## Start

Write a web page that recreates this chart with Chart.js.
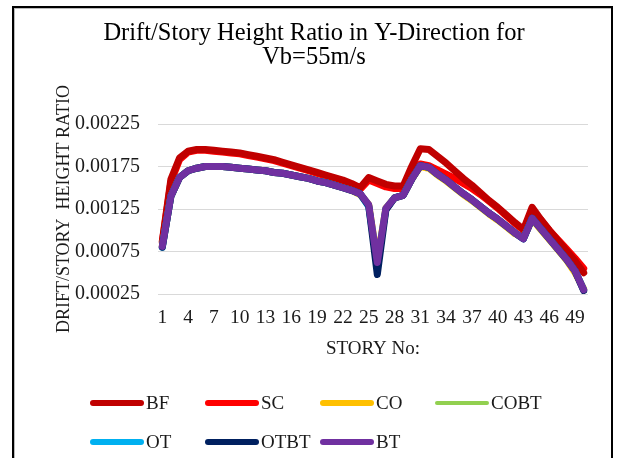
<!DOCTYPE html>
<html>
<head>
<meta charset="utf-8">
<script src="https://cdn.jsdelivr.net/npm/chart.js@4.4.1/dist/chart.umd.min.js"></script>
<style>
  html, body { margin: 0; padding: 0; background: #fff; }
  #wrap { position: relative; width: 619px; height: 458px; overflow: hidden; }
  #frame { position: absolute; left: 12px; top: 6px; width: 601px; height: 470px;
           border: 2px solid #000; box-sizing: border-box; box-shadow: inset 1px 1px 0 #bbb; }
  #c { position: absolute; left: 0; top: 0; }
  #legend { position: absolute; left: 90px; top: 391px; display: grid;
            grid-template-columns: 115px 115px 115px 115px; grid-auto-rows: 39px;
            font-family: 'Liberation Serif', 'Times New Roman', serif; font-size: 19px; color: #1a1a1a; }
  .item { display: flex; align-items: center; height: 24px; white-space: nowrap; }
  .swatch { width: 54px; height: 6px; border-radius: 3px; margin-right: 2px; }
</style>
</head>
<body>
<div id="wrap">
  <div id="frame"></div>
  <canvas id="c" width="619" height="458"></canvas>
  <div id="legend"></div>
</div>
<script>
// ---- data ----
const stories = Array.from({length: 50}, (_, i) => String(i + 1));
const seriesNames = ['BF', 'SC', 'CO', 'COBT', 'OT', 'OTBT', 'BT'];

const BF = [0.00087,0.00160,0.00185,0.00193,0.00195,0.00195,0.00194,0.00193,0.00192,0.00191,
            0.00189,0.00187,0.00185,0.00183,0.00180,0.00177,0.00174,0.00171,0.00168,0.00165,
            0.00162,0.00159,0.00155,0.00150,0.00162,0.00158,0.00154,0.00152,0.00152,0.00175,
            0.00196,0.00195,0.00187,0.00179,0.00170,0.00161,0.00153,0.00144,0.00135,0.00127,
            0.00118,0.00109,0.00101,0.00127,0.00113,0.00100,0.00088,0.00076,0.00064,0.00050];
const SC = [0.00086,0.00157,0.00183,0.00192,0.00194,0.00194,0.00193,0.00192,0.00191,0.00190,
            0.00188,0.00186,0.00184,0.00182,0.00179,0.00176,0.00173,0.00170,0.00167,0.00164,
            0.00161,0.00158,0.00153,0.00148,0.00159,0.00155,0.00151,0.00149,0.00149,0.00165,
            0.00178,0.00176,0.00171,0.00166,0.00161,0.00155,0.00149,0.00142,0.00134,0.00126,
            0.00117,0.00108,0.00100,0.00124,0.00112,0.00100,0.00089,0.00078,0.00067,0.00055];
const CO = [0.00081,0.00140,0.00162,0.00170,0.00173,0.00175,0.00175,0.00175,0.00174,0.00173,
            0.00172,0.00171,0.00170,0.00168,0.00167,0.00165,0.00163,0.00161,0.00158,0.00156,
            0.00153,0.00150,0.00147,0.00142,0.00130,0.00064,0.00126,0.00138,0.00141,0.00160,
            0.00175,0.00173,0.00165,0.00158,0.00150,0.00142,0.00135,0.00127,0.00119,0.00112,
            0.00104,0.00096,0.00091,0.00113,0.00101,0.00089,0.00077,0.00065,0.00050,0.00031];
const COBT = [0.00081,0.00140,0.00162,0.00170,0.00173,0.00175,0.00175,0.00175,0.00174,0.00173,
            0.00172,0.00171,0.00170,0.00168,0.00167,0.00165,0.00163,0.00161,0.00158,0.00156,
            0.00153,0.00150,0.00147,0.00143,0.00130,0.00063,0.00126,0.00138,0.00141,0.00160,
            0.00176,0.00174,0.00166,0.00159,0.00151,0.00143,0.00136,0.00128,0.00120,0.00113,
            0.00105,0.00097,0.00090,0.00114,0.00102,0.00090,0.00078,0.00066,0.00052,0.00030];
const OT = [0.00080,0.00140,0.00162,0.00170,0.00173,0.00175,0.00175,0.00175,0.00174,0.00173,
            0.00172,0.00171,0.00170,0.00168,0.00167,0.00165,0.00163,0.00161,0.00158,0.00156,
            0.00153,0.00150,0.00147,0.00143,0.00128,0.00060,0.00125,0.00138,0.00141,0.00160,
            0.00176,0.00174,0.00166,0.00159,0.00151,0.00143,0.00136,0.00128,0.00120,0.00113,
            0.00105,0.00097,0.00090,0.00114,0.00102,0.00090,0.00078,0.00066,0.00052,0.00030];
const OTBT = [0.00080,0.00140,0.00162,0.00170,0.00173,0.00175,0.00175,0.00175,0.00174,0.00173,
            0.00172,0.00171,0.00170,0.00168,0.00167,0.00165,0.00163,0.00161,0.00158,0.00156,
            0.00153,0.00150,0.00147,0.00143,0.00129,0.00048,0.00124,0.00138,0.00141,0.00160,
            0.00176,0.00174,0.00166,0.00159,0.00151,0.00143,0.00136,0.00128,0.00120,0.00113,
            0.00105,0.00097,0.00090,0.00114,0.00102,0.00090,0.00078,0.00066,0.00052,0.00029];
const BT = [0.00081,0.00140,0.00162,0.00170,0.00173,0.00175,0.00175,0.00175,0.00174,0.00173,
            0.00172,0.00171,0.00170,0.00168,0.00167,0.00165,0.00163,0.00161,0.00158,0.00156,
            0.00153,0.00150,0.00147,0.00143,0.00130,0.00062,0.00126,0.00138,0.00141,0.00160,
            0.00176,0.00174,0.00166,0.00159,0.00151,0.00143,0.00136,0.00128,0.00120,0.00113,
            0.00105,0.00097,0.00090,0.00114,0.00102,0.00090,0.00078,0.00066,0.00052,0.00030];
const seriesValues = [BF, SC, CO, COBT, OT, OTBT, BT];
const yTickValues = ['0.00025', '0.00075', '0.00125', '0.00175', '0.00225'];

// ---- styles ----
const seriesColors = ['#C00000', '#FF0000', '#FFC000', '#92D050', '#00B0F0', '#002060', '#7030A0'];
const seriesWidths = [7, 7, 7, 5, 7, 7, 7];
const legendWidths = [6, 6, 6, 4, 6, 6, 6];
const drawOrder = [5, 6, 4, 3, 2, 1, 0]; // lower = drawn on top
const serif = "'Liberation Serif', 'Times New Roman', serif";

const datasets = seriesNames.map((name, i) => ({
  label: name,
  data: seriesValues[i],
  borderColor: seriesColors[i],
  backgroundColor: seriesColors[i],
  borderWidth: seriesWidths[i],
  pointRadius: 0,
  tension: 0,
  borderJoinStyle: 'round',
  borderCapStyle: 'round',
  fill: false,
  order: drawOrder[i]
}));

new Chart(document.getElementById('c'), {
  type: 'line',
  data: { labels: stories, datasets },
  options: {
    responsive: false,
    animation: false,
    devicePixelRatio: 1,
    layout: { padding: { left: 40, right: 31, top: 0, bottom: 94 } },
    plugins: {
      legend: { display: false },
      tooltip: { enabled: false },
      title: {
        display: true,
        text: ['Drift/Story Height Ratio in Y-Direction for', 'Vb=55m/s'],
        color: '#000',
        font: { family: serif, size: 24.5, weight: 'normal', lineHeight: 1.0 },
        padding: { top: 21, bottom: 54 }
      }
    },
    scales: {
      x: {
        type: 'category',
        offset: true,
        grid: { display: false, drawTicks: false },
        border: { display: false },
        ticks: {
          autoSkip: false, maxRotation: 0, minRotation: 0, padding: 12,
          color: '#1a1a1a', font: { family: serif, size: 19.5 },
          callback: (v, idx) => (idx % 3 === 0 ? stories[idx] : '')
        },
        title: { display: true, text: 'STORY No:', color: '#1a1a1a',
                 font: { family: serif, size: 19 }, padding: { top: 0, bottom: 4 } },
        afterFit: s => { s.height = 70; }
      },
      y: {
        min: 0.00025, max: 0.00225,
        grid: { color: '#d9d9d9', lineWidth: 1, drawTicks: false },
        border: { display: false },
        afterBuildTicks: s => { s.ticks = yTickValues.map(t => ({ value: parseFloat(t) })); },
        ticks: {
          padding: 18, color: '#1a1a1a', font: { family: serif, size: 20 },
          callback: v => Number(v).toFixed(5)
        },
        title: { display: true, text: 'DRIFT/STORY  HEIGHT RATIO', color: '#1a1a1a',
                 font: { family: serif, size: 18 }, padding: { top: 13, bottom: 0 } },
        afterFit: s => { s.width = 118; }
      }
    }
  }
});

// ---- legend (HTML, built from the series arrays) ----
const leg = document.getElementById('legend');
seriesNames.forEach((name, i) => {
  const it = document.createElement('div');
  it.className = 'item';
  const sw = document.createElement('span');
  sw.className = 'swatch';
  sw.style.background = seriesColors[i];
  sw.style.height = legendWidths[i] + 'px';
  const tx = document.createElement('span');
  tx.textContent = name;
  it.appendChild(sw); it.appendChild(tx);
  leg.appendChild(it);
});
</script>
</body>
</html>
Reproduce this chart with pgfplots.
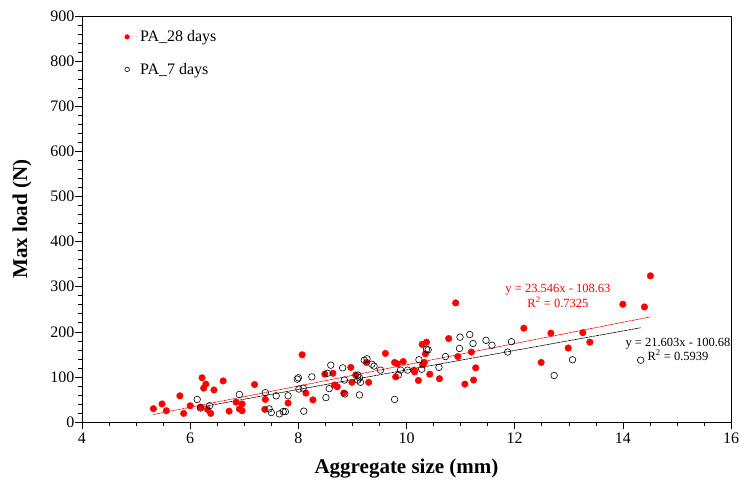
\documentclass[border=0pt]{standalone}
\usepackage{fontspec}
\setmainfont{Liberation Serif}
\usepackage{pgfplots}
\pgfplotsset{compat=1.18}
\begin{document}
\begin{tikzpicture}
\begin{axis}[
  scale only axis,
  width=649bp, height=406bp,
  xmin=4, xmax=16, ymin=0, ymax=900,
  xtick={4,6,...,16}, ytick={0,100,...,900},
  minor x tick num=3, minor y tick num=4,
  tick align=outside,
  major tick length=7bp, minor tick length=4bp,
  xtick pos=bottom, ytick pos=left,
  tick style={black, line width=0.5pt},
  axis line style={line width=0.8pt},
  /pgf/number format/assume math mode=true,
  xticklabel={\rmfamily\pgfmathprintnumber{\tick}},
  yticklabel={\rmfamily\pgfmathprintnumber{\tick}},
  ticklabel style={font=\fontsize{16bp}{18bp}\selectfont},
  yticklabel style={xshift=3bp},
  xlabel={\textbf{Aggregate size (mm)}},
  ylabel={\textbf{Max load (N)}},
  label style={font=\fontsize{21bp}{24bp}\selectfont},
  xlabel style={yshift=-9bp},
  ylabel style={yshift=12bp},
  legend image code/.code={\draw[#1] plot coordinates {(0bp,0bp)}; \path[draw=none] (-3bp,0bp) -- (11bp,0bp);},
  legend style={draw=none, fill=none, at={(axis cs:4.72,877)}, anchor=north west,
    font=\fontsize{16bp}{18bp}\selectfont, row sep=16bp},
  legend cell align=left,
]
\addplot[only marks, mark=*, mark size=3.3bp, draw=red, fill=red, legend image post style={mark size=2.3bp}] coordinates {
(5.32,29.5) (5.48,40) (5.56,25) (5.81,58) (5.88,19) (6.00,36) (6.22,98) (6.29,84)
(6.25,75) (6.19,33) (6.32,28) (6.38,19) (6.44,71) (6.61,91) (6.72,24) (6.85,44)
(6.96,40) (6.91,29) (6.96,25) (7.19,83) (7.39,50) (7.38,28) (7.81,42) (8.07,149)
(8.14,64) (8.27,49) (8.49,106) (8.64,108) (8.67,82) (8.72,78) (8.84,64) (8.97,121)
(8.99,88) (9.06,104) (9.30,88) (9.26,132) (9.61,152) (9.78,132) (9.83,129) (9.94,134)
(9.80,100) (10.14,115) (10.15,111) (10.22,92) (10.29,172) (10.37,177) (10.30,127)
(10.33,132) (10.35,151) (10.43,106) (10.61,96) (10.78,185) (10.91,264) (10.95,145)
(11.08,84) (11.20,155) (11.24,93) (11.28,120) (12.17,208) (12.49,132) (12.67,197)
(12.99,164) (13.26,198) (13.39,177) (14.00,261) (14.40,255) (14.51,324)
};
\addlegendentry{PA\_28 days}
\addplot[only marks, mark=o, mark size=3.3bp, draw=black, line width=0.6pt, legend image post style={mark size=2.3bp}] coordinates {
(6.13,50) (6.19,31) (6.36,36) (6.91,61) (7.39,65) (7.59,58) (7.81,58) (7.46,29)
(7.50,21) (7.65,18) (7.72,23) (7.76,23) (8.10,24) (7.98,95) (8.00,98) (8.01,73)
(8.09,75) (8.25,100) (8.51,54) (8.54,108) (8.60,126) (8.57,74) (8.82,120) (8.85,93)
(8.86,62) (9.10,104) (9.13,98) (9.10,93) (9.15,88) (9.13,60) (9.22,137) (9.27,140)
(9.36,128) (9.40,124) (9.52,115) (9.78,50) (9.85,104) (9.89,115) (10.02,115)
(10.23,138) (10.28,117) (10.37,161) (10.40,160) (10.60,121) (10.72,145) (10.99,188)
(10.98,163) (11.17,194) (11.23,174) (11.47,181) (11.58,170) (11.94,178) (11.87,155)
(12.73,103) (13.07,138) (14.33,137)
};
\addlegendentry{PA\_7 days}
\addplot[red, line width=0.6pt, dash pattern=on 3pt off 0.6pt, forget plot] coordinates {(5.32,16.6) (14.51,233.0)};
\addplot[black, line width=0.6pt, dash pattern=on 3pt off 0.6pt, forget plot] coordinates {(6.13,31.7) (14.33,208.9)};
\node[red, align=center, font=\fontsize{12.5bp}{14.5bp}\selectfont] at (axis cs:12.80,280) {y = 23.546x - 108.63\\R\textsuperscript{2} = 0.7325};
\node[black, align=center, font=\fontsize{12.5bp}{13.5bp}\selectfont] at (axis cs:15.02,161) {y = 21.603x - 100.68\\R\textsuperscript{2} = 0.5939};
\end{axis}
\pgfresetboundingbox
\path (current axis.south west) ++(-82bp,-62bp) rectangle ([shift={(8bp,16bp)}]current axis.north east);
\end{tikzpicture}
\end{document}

## End

Task brief
Isolate each line of the listing above that includes "with". Copy it.

Task solution
Write a web page that recreates this chart with Chart.js.
Reproduce this chart with pgfplots.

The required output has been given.